Born Sept. 30, 1933, in Hartford, Connecticut, Cooper joined Life With Father on Broadway in March 1942. The classic period comedy ran for more than seven years, long enough for him to play two of the family’s four sons, Harlan (for 15 months) and Whitney (for 21 months).
Asked how he got the gig, Cooper said, “I was the right size, I looked right, I was very polite and I knew the whole [script],” he said. “It was that simple.”
He acted in more than 3,000 radio shows, attended Columbia University and worked on live television before making his movie debut with an uncredited part in the film noir Side Street (1950), directed by Anthony Mann.
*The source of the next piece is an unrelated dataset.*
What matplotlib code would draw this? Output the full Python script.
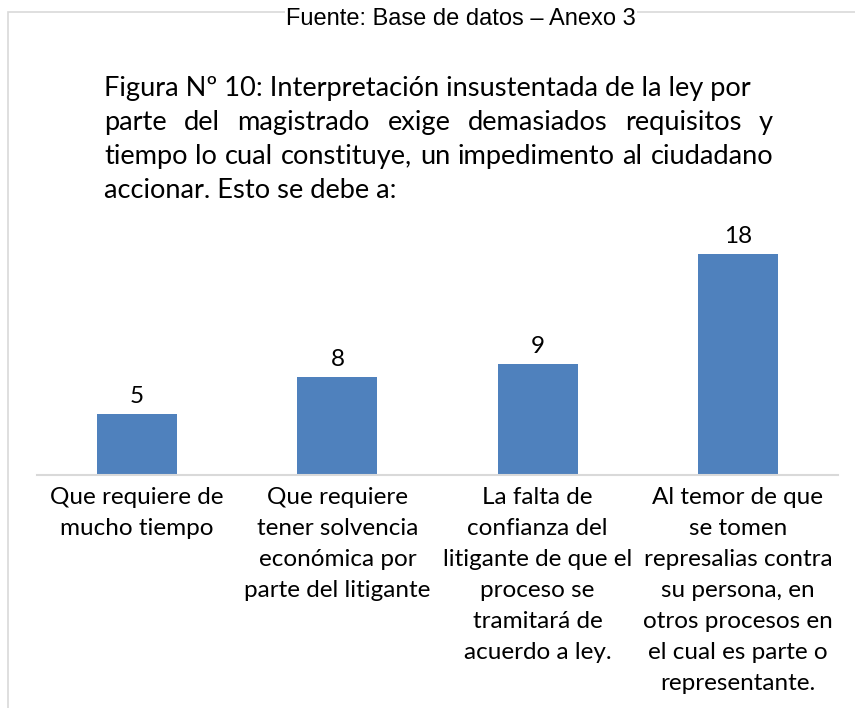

Around a stint in the U.S. Army, he appeared in such other movies as Woman They Almost Lynched (1953), The Outcast (1954), Burt Lancaster’s The Rose Tattoo (1955), The Eternal Sea (1955), The Last Command (1955), A Strange Adventure (1956) and Outlaw’s Son (1957).
Cooper also appeared four times on Perry Mason and on The Time Tunnel, Adam-12, Mannix, Dallas and Kung Fu: The Legend Continues.
Survivors include his granddaughter, Pamela, and her family; his grandson, Phillip, and his family; his sister, Bunny; and son-in-law Craig.